When the nanorod dimers (R40-L100 and R40-L120 with an end-to-end with gap of 20 nm) were excited with the nanoemitter located in the gap center, both the symmetric bonding and the asymmetric antibonding modes could be excited. It is shown in Figure 6a,b in the presence of the silicon nanorod. In addition to keeping the radiative decay rate (or PF) corresponding to the bonding mode nearly unaffected, the antibonding mode was apparently enhanced by the nearby silicon nanorod due to the increased effective refractive index. For the same reason, both the bonding and antibonding modes were spectrally red-shifted compared to those without silicon nanorods. Moreover, the nanocavity formed by the two gold nanorods further increased the antenna quantum efficiency compared to a single gold nanorod.

The dominant dipolar mode is the symmetric bonding mode at which the electric field in the gap region is remarkably enhanced, forming a so-called hotspot. Based on the near-field distribution shown in Figure 6c, it is evident that, when excited resonantly at the antibonding mode, the field enhancement appears less concentrated around the long rod and attains significant values near the short rod only. Notably, the silicon nanorod scatterer was able to redirect both resonant modes emission to the forward direction and spatially separate them very efficiently. The far-field BFP patterns for 734 nm (in the bonding mode) and 645 nm (in the antibonding mode) were calculated and are shown in Figure 6d. Interestingly, the sensitive angle resolving capability (also discussed in the context of Figure 3) of the beam redirection for the hybrid antenna system provides us with important information about the emission center at different resonant modes. In the bonding mode, the field enhancement lay in the vicinity of both rods and the emission center was located in the middle of the nanogap. Therefore, the emission direction was straight forward at a φ of 0°. In contrast, in the antibonding mode, the near-field was significantly distributed around the short rod, and the maximal φ of the angular pattern shifted to around 30°.

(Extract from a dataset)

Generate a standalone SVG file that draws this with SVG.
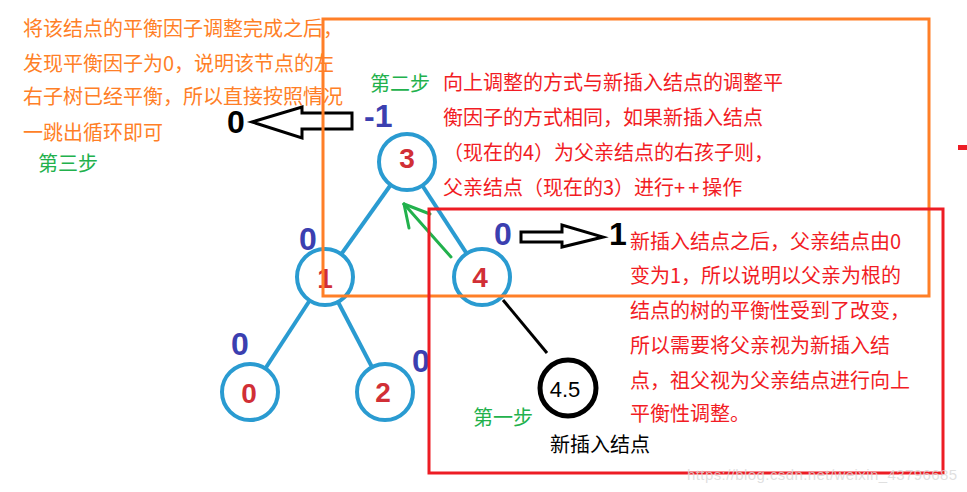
<svg xmlns="http://www.w3.org/2000/svg" width="967" height="492" viewBox="0 0 967 492">
<style>
.cjk{font-family:"Noto Sans CJK SC","Liberation Sans",sans-serif;font-size:20px}
.or{fill:#ff7f27}
.rd{fill:#f21c24}
.gr{fill:#22b14c}
.bk{fill:#000}
.nc{fill:#fff;stroke:#2a9bd1;stroke-width:4}
.nl{font-family:"Liberation Sans",Arial,sans-serif;font-weight:bold;font-size:28px;fill:#d12f36;text-anchor:middle}
.bf{font-family:"Liberation Sans",Arial,sans-serif;font-weight:bold;font-size:32px;fill:#3b3fb0}
.big{font-family:"Liberation Sans",Arial,sans-serif;font-weight:bold;font-size:32px;fill:#000}
.edge{stroke:#2a9bd1;stroke-width:4;fill:none}
.harrow{fill:#fff;stroke:#000;stroke-width:3;stroke-linejoin:miter}
</style>
<rect width="967" height="492" fill="#fff"/>

<g id="note-left" class="cjk or">
<text x="23" y="36">将该结点的平衡因子调整完成之后，</text>
<text x="23" y="71">发现平衡因子为0，说明该节点的左</text>
<text x="23" y="104">右子树已经平衡，所以直接按照情况</text>
<text x="23" y="140">一跳出循环即可</text>
</g>
<text id="step3" class="cjk gr" x="38" y="171">第三步</text>
<text id="step2" class="cjk gr" x="370" y="91">第二步</text>

<g id="note-top" class="cjk rd">
<text x="443" y="90">向上调整的方式与新插入结点的调整平</text>
<text x="443" y="125">衡因子的方式相同，如果新插入结点</text>
<text x="443" y="160">（现在的4）为父亲结点的右孩子则，</text>
<text x="443" y="195">父亲结点（现在的3）进行<tspan letter-spacing="3">++</tspan>操作</text>
</g>

<g id="note-right" class="cjk rd">
<text x="630" y="249">新插入结点之后，父亲结点由0</text>
<text x="630" y="283">变为1，所以说明以父亲为根的</text>
<text x="630" y="318">结点的树的平衡性受到了改变，</text>
<text x="630" y="353">所以需要将父亲视为新插入结</text>
<text x="630" y="388">点，祖父视为父亲结点进行向上</text>
<text x="630" y="421">平衡性调整。</text>
</g>

<g id="connectors">
<line class="edge" x1="407" y1="162" x2="325" y2="277"/>
<line class="edge" x1="407" y1="162" x2="482" y2="277"/>
<line class="edge" x1="325" y1="277" x2="250" y2="392"/>
<line class="edge" x1="325" y1="277" x2="385" y2="392"/>
<line x1="503" y1="300" x2="547" y2="353" stroke="#000" stroke-width="3"/>
<polygon class="harrow" points="252,122 302,107 302,113 352,113 352,129 302,129 302,138"/>
<polygon class="harrow" points="521,232 562,232 562,225 603,237 562,247 562,242 521,242"/>
<g stroke="#22b14c" stroke-width="3" fill="none" stroke-linecap="round">
<line x1="451" y1="257" x2="404" y2="204"/>
<line x1="404" y1="204" x2="409" y2="228"/>
<line x1="404" y1="204" x2="430" y2="214"/>
</g>
</g>

<g id="node-3"><circle class="nc" cx="407" cy="162" r="28"/><text class="nl" x="407" y="168">3</text><text class="bf" x="364" y="127">-1</text></g>
<g id="node-1"><circle class="nc" cx="325" cy="277" r="28"/><text class="nl" x="325" y="288">1</text><text class="bf" x="299" y="250">0</text></g>
<g id="node-4"><circle class="nc" cx="482" cy="277" r="28"/><text class="nl" x="480" y="287">4</text><text class="bf" x="494" y="245">0</text></g>
<g id="node-0"><circle class="nc" cx="250" cy="392" r="28"/><text class="nl" x="249" y="403">0</text><text class="bf" x="231" y="355">0</text></g>
<g id="node-2"><circle class="nc" cx="385" cy="392" r="28"/><text class="nl" x="383" y="402">2</text><text class="bf" x="412" y="372">0</text></g>
<g id="node-4_5"><circle cx="568" cy="388" r="28" fill="#fff" stroke="#000" stroke-width="5"/><text x="565" y="397" font-family="'Liberation Sans',Arial,sans-serif" font-size="22" text-anchor="middle">4.5</text></g>

<text id="bf-old" class="big" x="227" y="133">0</text>
<text id="bf-new" class="big" x="618" y="245" text-anchor="middle">1</text>

<text id="step1" class="cjk gr" x="473" y="425">第一步</text>
<text id="new-label" class="cjk bk" x="550" y="452">新插入结点</text>

<rect id="frame-orange" x="323" y="19" width="606" height="277" fill="none" stroke="#ff7f27" stroke-width="3"/>
<rect id="frame-red" x="429" y="209" width="514" height="264" fill="none" stroke="#ed1c24" stroke-width="3"/>
<rect x="958" y="145" width="9" height="5" fill="#ed1c24"/>

<text id="watermark" x="687" y="480" font-family="'Liberation Sans',Arial,sans-serif" font-size="15" fill="#d8d8d8" fill-opacity="0.8" textLength="270">https://blog.csdn.net/weixin_43796685</text>
</svg>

The observed optical routing property can contribute to a variety of applications. Plasmonic-enhanced fluorescence uses the concept of spectral features of multifrequency antennas covering both fluorophore absorption and emission to obtain maximal performance [45]. The plasmonic-enhanced nonlinear optical process uses the principle of multifrequency antennas with field enhancement at the fundamental frequency and Purcell factor enhancement at the conversion frequency [44]. Our designs pinpoint the hybrid nanoantennas ability to realize the spatially distinguishing up-conversion and down-conversion signals in energy exchange processes during light-matter interactions, which is beneficial in many practical applications.

4. Conclusions

In summary, a single dielectric silicon nanorod was used to efficiently rescatter the emission of a nearby electric dipole source. The interplay between the local excitation of the electric dipolar mode of the silicon nanorod and the dipole source was attributed to the high forward directivity, offering more parameters for optimizing the emission directivity than using classical metallic elements only. The unidirectional characteristics were also proven to be generally applicable for many typical plasmonic dipole antennas, such as nanorods, single element V-shape nanoantennas, and gap plasmonic nanoantennas. Without the use of bulky optical components, the hybrid antenna was ultracompact, with subwavelength dimensions of 0.08 λ², and it operated in the visible spectral range. The antenna design combined advances in the fields of radiative decay engineering and signal routing to realize a new type of hybrid optical antennas. This will lead to more control of light in receiving and transmitting optical signals at the nanoscale.